WHAT YOU NEED TO DO
Repeat everything from the first line of the listing below through the line that contains "minimum width=69pt] (viewpar)", exactly. Leave out pictures.

INFORMATION SHOWN
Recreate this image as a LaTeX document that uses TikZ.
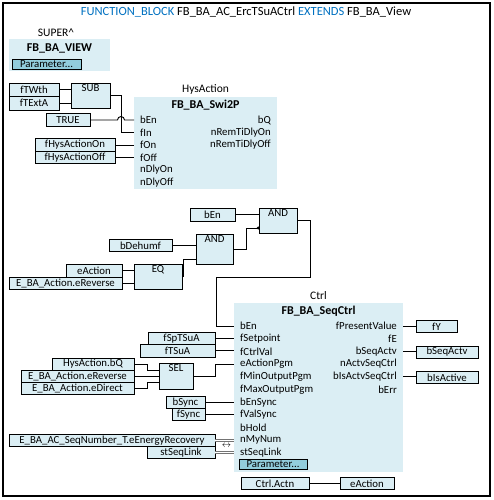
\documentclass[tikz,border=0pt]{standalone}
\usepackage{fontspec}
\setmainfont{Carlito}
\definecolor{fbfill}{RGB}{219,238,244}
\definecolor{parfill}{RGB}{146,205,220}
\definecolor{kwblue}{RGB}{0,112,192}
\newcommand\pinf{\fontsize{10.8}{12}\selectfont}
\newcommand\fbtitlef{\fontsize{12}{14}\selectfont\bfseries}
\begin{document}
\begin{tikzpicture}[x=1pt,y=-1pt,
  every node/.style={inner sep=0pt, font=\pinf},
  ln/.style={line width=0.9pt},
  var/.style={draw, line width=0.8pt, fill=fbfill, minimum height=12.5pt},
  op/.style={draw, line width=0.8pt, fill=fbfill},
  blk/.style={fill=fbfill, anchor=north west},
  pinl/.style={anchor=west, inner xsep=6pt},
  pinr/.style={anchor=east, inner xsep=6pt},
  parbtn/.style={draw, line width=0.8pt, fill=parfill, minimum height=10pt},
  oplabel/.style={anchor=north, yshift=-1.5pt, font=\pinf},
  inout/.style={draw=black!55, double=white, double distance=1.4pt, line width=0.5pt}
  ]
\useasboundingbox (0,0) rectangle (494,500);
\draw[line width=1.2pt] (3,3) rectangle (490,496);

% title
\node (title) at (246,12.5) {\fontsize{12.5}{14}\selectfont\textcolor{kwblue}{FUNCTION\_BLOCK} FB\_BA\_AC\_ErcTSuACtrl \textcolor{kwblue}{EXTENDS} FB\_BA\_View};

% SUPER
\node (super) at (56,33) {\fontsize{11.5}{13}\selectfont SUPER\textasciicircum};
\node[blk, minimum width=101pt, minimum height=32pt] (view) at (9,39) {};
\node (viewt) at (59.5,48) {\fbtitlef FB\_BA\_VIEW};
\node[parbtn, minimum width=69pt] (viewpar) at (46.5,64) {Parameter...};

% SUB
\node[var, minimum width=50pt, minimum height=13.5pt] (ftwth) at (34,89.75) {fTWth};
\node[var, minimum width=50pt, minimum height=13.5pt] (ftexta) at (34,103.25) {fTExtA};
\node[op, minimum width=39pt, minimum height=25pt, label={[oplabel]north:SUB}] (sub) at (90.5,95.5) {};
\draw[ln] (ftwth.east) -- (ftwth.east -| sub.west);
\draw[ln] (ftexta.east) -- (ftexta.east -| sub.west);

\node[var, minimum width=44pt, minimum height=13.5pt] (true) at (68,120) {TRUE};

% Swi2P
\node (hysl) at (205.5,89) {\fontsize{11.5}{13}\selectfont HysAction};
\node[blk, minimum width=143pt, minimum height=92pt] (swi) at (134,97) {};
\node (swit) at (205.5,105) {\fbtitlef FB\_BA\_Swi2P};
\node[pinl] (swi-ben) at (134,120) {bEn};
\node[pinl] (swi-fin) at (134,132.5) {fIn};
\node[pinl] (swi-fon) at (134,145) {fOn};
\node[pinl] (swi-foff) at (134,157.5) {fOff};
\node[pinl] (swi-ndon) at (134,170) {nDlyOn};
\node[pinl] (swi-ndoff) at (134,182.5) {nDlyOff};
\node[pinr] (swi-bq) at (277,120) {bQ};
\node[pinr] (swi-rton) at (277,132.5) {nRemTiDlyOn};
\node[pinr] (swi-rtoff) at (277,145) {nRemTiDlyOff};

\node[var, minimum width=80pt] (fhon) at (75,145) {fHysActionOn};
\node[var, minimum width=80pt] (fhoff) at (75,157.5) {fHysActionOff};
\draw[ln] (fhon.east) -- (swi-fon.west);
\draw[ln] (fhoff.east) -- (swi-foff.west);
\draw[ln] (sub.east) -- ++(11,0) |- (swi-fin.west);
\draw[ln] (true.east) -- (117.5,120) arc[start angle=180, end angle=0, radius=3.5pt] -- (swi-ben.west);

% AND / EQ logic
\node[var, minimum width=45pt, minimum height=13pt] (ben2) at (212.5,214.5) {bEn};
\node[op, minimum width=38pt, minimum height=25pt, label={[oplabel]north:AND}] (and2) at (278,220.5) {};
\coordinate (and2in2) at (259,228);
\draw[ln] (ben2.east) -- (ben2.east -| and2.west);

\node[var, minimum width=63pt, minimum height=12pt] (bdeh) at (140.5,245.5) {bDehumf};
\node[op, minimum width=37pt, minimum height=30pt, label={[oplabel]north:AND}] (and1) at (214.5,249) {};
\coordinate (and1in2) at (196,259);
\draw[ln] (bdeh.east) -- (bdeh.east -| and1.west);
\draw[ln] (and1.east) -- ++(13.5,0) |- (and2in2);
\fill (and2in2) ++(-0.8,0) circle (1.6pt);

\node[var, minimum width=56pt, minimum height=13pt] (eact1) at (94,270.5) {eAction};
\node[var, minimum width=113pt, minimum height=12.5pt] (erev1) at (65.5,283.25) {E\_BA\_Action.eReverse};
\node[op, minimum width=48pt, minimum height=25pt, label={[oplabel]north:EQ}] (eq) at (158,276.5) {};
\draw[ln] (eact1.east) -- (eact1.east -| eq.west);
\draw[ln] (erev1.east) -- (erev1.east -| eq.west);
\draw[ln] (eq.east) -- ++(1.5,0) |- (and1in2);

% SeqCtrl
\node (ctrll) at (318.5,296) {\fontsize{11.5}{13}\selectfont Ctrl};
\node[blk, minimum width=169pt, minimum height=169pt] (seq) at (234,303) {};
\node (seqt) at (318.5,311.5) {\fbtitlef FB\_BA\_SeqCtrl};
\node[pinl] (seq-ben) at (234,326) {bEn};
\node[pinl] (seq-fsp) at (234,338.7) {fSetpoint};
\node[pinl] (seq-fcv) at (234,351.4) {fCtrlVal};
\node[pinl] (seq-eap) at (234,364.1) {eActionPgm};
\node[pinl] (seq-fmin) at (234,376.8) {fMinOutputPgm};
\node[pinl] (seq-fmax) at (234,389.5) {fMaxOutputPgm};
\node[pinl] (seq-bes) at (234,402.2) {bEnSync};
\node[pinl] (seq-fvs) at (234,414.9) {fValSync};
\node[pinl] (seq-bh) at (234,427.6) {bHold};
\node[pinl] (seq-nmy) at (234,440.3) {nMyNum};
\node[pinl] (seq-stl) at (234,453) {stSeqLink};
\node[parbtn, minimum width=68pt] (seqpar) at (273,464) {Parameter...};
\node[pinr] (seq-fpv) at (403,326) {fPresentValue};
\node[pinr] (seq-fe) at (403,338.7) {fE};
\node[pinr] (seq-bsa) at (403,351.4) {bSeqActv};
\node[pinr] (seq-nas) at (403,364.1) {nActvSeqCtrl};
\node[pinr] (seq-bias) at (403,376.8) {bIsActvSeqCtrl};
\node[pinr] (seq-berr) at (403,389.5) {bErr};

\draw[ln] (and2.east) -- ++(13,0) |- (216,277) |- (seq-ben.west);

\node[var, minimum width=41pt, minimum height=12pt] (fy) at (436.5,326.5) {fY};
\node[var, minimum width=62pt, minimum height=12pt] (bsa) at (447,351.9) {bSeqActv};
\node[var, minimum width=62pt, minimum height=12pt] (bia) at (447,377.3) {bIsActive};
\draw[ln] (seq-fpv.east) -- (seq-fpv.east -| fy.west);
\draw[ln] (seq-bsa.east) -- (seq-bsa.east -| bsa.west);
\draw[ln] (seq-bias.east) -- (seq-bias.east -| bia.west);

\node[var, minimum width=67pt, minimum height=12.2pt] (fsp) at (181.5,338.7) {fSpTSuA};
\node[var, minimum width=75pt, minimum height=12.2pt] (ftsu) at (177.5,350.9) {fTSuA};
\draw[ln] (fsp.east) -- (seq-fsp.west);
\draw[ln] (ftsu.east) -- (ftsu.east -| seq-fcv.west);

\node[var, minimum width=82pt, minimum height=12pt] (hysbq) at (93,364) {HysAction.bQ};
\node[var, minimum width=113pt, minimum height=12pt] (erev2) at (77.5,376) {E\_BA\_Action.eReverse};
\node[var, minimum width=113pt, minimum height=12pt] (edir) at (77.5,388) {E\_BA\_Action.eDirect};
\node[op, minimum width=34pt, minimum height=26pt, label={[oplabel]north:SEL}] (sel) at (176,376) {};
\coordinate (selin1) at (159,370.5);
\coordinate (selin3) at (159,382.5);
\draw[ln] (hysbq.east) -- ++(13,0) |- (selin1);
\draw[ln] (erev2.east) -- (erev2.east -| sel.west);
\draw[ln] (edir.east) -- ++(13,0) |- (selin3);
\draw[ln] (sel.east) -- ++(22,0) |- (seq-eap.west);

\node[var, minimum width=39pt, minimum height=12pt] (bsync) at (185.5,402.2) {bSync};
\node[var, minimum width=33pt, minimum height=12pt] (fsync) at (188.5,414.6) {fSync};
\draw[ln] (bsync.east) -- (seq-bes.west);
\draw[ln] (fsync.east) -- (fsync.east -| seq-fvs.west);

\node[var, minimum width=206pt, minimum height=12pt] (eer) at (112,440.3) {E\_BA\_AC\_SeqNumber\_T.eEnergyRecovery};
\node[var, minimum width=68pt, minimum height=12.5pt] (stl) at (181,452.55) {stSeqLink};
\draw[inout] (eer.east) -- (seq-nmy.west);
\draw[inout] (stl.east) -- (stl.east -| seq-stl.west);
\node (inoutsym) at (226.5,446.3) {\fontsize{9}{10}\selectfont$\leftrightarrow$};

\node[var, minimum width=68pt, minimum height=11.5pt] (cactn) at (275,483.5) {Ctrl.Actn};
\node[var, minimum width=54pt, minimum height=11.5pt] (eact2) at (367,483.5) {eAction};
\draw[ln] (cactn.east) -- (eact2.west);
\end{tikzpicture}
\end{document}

TASK SOLUTION
Recreate this image as a LaTeX document that uses TikZ.
\documentclass[tikz,border=0pt]{standalone}
\usepackage{fontspec}
\setmainfont{Carlito}
\definecolor{fbfill}{RGB}{219,238,244}
\definecolor{parfill}{RGB}{146,205,220}
\definecolor{kwblue}{RGB}{0,112,192}
\newcommand\pinf{\fontsize{10.8}{12}\selectfont}
\newcommand\fbtitlef{\fontsize{12}{14}\selectfont\bfseries}
\begin{document}
\begin{tikzpicture}[x=1pt,y=-1pt,
  every node/.style={inner sep=0pt, font=\pinf},
  ln/.style={line width=0.9pt},
  var/.style={draw, line width=0.8pt, fill=fbfill, minimum height=12.5pt},
  op/.style={draw, line width=0.8pt, fill=fbfill},
  blk/.style={fill=fbfill, anchor=north west},
  pinl/.style={anchor=west, inner xsep=6pt},
  pinr/.style={anchor=east, inner xsep=6pt},
  parbtn/.style={draw, line width=0.8pt, fill=parfill, minimum height=10pt},
  oplabel/.style={anchor=north, yshift=-1.5pt, font=\pinf},
  inout/.style={draw=black!55, double=white, double distance=1.4pt, line width=0.5pt}
  ]
\useasboundingbox (0,0) rectangle (494,500);
\draw[line width=1.2pt] (3,3) rectangle (490,496);

% title
\node (title) at (246,12.5) {\fontsize{12.5}{14}\selectfont\textcolor{kwblue}{FUNCTION\_BLOCK} FB\_BA\_AC\_ErcTSuACtrl \textcolor{kwblue}{EXTENDS} FB\_BA\_View};

% SUPER
\node (super) at (56,33) {\fontsize{11.5}{13}\selectfont SUPER\textasciicircum};
\node[blk, minimum width=101pt, minimum height=32pt] (view) at (9,39) {};
\node (viewt) at (59.5,48) {\fbtitlef FB\_BA\_VIEW};
\node[parbtn, minimum width=69pt] (viewpar) at (46.5,64) {Parameter...};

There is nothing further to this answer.